Aujourd’hui encore, la tartine de beurre salé fait partie du quotidien. Ce n’est pas qu’un produit, c’est un symbole. On le retrouve dans toutes les grandes spécialités de la gastronomie bretonne : les crêpes, les galettes, les palets bretons et, bien sûr, le kouign-amann (traduction en langue française : « gâteau de beurre« )

Il existe même une formule bien connue : « En Bretagne, le beurre, c’est salé. Sinon, ce n’est pas du beurre. »
Une façon d’affirmer avec humour une réalité culinaire et culturelle profondément enracinée.

La Bretagne dans le concert des nations du Nord

La consommation de beurre salé en Bretagne ne relève pas seulement d’une habitude locale. Elle inscrit le pays dans une aire culturelle beaucoup plus vaste : celle de l’Europe du nord et de l’ouest. Au Danemark, en Irlande, en Cornouailles, au Pays de Galles ou en Norvège, le beurre salé a toujours eu une place centrale. Partout dans ces régions atlantiques et septentrionales, le climat humide et l’élevage laitier ont favorisé le beurre. L’abondance de sel marin a, de la même manière, permis de le conserver.

Une opposition au monde méditerranéen et français

À l’inverse, dans le monde méditerranéen, c’est l’huile d’olive qui domine. Le sud de la France n’a jamais été une terre de beurre, mais bien d’huile. Le centre du royaume français, soumis à la gabelle, s’est aussi habitué au beurre doux. Ainsi, le beurre salé en Bretagne symbolise un ancrage nord-européen qui distingue les Bretons de leurs voisins français. Cet héritage culinaire illustre une frontière culturelle encore visible entre deux Europes : l’une tournée vers le beurre, l’autre vers l’huile.

La carte de la consommation actuelle

Les chiffres sont sans appel.
Les Bretonnes et les Bretons sont les plus grands consommateurs de beurre au monde.

En effet, chaque Bretonne et Breton consomme en moyenne douze kilos de beurre par an (donnée 2020).

Suivent les autres pays suivants :

– Bretagne : 12 kilos
– France : 8 kilos
– Allemagne : 6,2 kilos
– République Tchèque : 4,9 kilos
– Pologne : 4 kilos
– Australie et Inde ex-aequo avec 3,7 kilos
– Royaume Uni : 3,3 kilos
– Pays Bas : 3 kilos
– Canada : 2,8 kilos
– Russie : 2,6 kilos.

Les données récentes confirment cette domination bretonne dans le classement mondial :
En Bretagne, 81,2 % du beurre consommé est salé.

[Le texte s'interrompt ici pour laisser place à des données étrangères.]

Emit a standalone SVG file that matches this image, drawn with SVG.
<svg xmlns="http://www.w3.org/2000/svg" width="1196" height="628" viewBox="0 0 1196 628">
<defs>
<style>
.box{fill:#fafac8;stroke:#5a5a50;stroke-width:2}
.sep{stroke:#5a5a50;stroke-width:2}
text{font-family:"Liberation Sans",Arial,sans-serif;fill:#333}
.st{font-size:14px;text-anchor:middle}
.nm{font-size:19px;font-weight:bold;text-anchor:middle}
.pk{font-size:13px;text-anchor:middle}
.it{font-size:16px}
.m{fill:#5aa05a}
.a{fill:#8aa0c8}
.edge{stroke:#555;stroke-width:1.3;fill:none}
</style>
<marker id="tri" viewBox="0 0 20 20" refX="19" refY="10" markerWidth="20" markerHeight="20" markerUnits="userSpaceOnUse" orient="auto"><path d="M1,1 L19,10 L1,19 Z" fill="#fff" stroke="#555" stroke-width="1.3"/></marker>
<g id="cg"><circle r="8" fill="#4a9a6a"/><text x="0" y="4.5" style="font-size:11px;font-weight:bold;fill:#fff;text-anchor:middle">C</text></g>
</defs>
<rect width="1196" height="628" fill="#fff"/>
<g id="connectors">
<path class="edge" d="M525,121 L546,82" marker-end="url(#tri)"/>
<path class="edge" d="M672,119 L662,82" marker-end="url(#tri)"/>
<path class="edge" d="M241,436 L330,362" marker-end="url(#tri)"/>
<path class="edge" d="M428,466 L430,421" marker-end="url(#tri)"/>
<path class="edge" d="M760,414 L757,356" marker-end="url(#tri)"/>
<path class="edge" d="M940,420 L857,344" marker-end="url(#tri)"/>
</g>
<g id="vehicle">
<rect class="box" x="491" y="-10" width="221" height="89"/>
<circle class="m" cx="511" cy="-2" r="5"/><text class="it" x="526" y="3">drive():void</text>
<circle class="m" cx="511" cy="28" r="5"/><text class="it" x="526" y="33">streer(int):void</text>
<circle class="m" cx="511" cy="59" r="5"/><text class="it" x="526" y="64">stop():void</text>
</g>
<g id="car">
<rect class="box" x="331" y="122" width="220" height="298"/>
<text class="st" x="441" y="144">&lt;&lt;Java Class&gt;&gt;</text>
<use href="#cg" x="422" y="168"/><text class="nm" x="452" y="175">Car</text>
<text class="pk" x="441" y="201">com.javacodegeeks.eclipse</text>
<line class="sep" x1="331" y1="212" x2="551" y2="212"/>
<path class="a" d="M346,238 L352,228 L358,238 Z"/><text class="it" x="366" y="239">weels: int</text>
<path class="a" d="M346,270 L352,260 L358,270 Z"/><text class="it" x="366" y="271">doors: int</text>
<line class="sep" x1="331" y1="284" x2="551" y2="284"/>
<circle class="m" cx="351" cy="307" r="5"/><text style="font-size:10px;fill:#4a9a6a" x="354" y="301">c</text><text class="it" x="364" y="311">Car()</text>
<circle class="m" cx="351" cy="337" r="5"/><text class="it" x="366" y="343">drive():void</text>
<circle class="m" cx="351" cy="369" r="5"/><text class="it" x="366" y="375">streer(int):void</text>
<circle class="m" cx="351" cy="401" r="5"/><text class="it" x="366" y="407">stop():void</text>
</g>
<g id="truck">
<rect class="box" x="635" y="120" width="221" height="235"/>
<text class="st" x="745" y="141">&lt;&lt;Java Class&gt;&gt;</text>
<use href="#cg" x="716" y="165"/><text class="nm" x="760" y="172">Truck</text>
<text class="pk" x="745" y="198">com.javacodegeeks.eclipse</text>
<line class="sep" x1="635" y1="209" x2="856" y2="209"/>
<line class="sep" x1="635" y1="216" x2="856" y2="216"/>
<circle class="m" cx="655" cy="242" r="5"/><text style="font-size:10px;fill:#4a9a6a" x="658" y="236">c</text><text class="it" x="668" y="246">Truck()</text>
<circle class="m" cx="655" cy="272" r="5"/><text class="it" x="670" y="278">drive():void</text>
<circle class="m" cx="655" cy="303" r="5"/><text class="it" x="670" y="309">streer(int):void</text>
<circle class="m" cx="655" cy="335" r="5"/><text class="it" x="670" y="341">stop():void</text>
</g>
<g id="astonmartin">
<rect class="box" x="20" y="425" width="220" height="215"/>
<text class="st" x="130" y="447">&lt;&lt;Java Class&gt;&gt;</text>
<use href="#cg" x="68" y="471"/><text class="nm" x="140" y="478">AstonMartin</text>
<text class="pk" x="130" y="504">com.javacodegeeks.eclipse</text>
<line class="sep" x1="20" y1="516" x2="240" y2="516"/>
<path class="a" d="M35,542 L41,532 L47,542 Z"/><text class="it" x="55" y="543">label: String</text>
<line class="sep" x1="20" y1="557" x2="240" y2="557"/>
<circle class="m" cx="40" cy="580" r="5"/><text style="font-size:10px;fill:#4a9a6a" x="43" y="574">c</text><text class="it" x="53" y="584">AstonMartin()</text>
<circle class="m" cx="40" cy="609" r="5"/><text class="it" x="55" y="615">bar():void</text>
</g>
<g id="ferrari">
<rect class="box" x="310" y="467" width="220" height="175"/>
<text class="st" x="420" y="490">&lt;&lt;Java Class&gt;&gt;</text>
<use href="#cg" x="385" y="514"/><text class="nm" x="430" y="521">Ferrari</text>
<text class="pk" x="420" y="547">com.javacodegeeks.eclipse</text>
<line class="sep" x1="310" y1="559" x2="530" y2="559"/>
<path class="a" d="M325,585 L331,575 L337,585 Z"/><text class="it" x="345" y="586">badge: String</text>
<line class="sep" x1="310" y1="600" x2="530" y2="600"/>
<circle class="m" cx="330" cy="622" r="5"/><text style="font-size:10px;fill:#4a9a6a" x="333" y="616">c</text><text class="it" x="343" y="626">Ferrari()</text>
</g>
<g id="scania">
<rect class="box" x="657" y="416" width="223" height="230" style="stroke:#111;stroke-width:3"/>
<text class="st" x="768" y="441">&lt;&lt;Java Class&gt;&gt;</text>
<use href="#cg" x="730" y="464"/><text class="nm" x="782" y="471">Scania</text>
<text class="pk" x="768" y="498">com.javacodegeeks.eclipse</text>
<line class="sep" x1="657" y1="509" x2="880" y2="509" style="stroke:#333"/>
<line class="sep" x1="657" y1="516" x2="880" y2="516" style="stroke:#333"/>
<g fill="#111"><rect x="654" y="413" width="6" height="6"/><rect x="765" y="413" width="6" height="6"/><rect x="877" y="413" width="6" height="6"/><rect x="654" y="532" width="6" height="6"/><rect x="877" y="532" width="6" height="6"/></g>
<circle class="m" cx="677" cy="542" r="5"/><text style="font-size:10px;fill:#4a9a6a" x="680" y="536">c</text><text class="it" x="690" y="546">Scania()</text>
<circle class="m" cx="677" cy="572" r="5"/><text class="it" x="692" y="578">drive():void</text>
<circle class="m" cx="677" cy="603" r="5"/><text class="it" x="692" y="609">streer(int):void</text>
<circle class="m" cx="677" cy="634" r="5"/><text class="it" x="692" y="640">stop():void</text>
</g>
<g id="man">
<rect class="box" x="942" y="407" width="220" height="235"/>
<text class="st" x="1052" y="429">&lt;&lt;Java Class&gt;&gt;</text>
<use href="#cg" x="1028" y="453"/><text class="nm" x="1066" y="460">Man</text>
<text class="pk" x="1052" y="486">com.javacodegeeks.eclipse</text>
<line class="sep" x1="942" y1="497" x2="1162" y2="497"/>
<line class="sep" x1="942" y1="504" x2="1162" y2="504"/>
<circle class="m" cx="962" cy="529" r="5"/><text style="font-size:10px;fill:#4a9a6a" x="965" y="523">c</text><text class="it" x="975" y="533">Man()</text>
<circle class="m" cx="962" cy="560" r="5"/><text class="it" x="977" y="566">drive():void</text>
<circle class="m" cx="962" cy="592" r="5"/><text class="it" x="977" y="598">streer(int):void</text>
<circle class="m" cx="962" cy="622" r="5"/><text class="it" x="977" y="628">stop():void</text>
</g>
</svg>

Dans l’ouest français voisin, ils sont vers 60 %. Mais à Paris, la part tombe à 27 %, et dans l’Est de la France à seulement 11,9 %. La fracture est nette.

Cette carte rappelle que les choix alimentaires ne sont jamais neutres. Ils reflètent des histoires locales, des contraintes fiscales anciennes, mais aussi des identités de nations et peuples différents.

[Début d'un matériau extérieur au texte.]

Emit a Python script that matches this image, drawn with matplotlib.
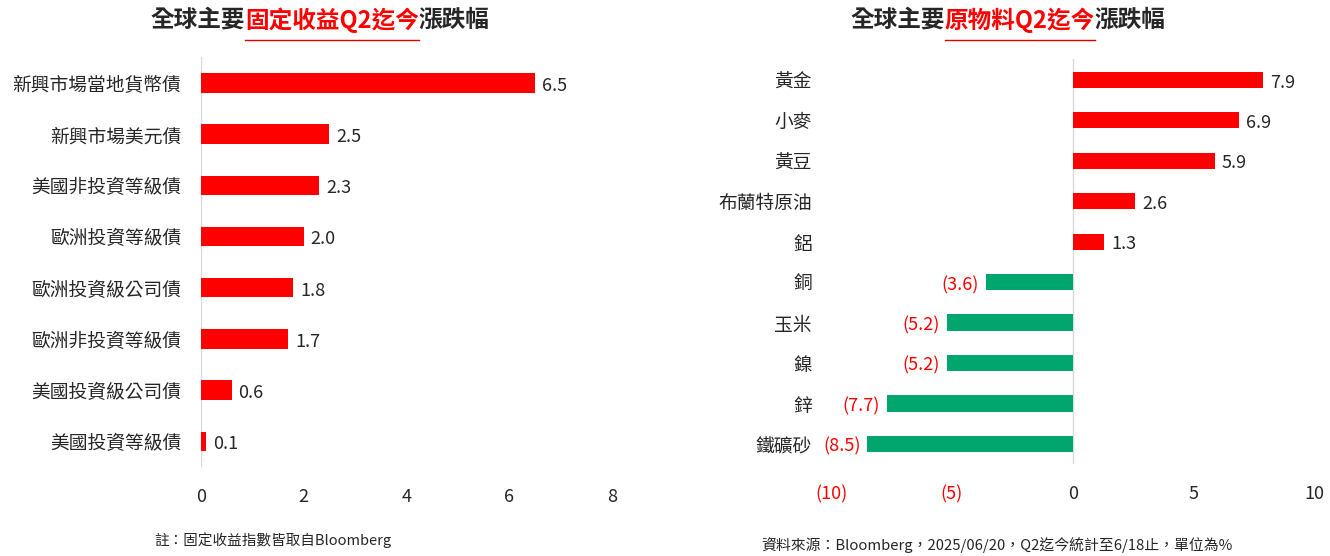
import matplotlib
matplotlib.use("Agg")
import matplotlib.pyplot as plt
from matplotlib.lines import Line2D

plt.rcParams['font.family'] = ['Noto Sans CJK TC', 'DejaVu Sans']

RED = '#FF0000'
GREEN = '#00A66E'
DARK = '#262626'

# left panel data: fixed income
bond_names = ["新興市場當地貨幣債", "新興市場美元債", "美國非投資等級債", "歐洲投資等級債",
              "歐洲投資級公司債", "歐洲非投資等級債", "美國投資級公司債", "美國投資等級債"]
bond_values = [6.5, 2.5, 2.3, 2.0, 1.8, 1.7, 0.6, 0.1]
bond_ticks = [0, 2, 4, 6, 8]

# right panel data: commodities
comm_names = ["黃金", "小麥", "黃豆", "布蘭特原油", "鋁", "銅", "玉米", "鎳", "鋅", "鐵礦砂"]
comm_values = [7.9, 6.9, 5.9, 2.6, 1.3, -3.6, -5.2, -5.2, -7.7, -8.5]
comm_ticks = [-10, -5, 0, 5, 10]


def fmt(v):
    return f"({abs(v):.1f})" if v < 0 else f"{v:.1f}"


def style_axis(ax):
    for s in ax.spines.values():
        s.set_visible(False)
    ax.tick_params(axis='both', length=0)
    ax.tick_params(axis='x', pad=15, labelsize=13, labelcolor=DARK)
    ax.tick_params(axis='y', pad=14, labelsize=13.5, labelcolor=DARK)
    ax.axvline(0, color='#D9D9D9', lw=1, zorder=0)


fig = plt.figure(figsize=(13.3, 5.56), dpi=100)

# left
ax1 = fig.add_axes([0.151, 0.160, 0.309, 0.737])
y = list(range(len(bond_names)))
ax1.barh(y, bond_values, height=0.38, color=RED, zorder=2)
ax1.set_ylim(len(bond_names) - 0.5, -0.5)
ax1.set_xlim(0, 8)
ax1.set_yticks(y)
ax1.set_yticklabels(bond_names)
ax1.set_xticks(bond_ticks)
ax1.set_xticklabels([str(t) for t in bond_ticks])
style_axis(ax1)
for yi, v in zip(y, bond_values):
    ax1.annotate(fmt(v), (v, yi), xytext=(5, -2), textcoords='offset points',
                 ha='left', va='center', fontsize=13, color=DARK)

# right
ax2 = fig.add_axes([0.625, 0.165, 0.363, 0.728])
y2 = list(range(len(comm_names)))
colors = [RED if v >= 0 else GREEN for v in comm_values]
ax2.barh(y2, comm_values, height=0.4, color=colors, zorder=2)
ax2.set_ylim(len(comm_names) - 0.5, -0.5)
ax2.set_xlim(-10, 10)
ax2.set_yticks(y2)
ax2.set_yticklabels(comm_names)
ax2.set_xticks(comm_ticks)
ax2.set_xticklabels([fmt(t).replace('.0', '') for t in comm_ticks])
style_axis(ax2)
for t, lbl in zip(comm_ticks, ax2.get_xticklabels()):
    if t < 0:
        lbl.set_color(RED)
for yi, v in zip(y2, comm_values):
    if v >= 0:
        ax2.annotate(fmt(v), (v, yi), xytext=(5, -2), textcoords='offset points',
                     ha='left', va='center', fontsize=13, color=DARK)
    else:
        ax2.annotate(fmt(v), (v, yi), xytext=(-5, -2), textcoords='offset points',
                     ha='right', va='center', fontsize=13, color=RED)


def title(cx, yfig, parts):
    texts = []
    for s, c in parts:
        texts.append(fig.text(0, yfig, s, color=c, fontsize=17, fontweight='bold',
                              ha='left', va='center'))
    fig.canvas.draw()
    r = fig.canvas.get_renderer()
    widths = [t.get_window_extent(r).width / fig.bbox.width for t in texts]
    x = cx - sum(widths) / 2
    for t, w in zip(texts, widths):
        t.set_x(x)
        x += w
    fig.canvas.draw()
    red = texts[1].get_window_extent(r)
    x0 = red.x0 / fig.bbox.width
    x1 = red.x1 / fig.bbox.width
    yl = 1 - 40 / 556
    fig.add_artist(Line2D([x0, x1], [yl, yl], color='#E00000', lw=1))


title(320 / 1330, 1 - 20 / 556, [("全球主要", DARK), ("固定收益Q2迄今", RED), ("漲跌幅", DARK)])
title(1008 / 1330, 1 - 20 / 556, [("全球主要", DARK), ("原物料Q2迄今", RED), ("漲跌幅", DARK)])

fig.text(273 / 1330, 1 - 540 / 556, "註：固定收益指數皆取自Bloomberg", ha='center', va='center',
         fontsize=10.5, color=DARK)
fig.text(997 / 1330, 1 - 545 / 556, "資料來源：Bloomberg，2025/06/20，Q2迄今統計至6/18止，單位為%",
         ha='center', va='center', fontsize=10.7, color=DARK)

fig.savefig("out.png", dpi=100, facecolor='white')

Tradition et modernité du beurre salé en Bretagne

Aujourd’hui, le beurre salé breton reste un pilier de l’économie agroalimentaire. Les grandes laiteries comme Paysan Breton, Bridel ou Le Gall en produisent des tonnes chaque année. On le trouve dans toutes les grandes surfaces, mais aussi chez les artisans beurriers qui misent sur la qualité et la tradition.

Il est aussi devenu un produit d’exportation. Le beurre breton séduit au-delà de ses frontières. Des chefs étoilés, en Europe comme dans les reste du monde l’intègrent dans leurs créations. Il reste donc à la fois un produit de tous les jours et un ambassadeur de la Bretagne.

Un symbole identitaire et culturel

Le beurre salé ne se résume pas à une saveur. Il incarne l’Histoire de la Bretagne, son indépendance passée, son rapport au sel et sa différence avec son voisin français. Il illustre aussi son appartenance à une Europe du nNord élargie, où la matière grasse préférée n’est pas l’huile d’olive, mais le beurre.

Comme le drapeau Gwenn ha Du ou la langue bretonne, il fait partie des marqueurs d’identité qui forgent un sentiment d’appartenance. C’est peut-être pour cela que le débat entre beurre doux et beurre salé suscite toujours autant de passion.

Le beurre salé en Bretagne est bien plus qu’un ingrédient.

Il est le résultat d’une histoire fiscale particulière, liée à la gabelle. Il est le fruit d’une indépendance qui a permis aux Bretons de garder l’accès au sel. Mais il est aussi l’expression d’un lien profond avec les cultures du nord de l’Europe, à rebours des traditions méditerranéennes.

Manger du beurre salé en Bretagne, ce n’est pas seulement respecter une habitude.
C’est renouer, chaque jour, avec un héritage historique et une identité culinaire unique.
Un patrimoine savoureux, qui continue de séduire et de rassembler.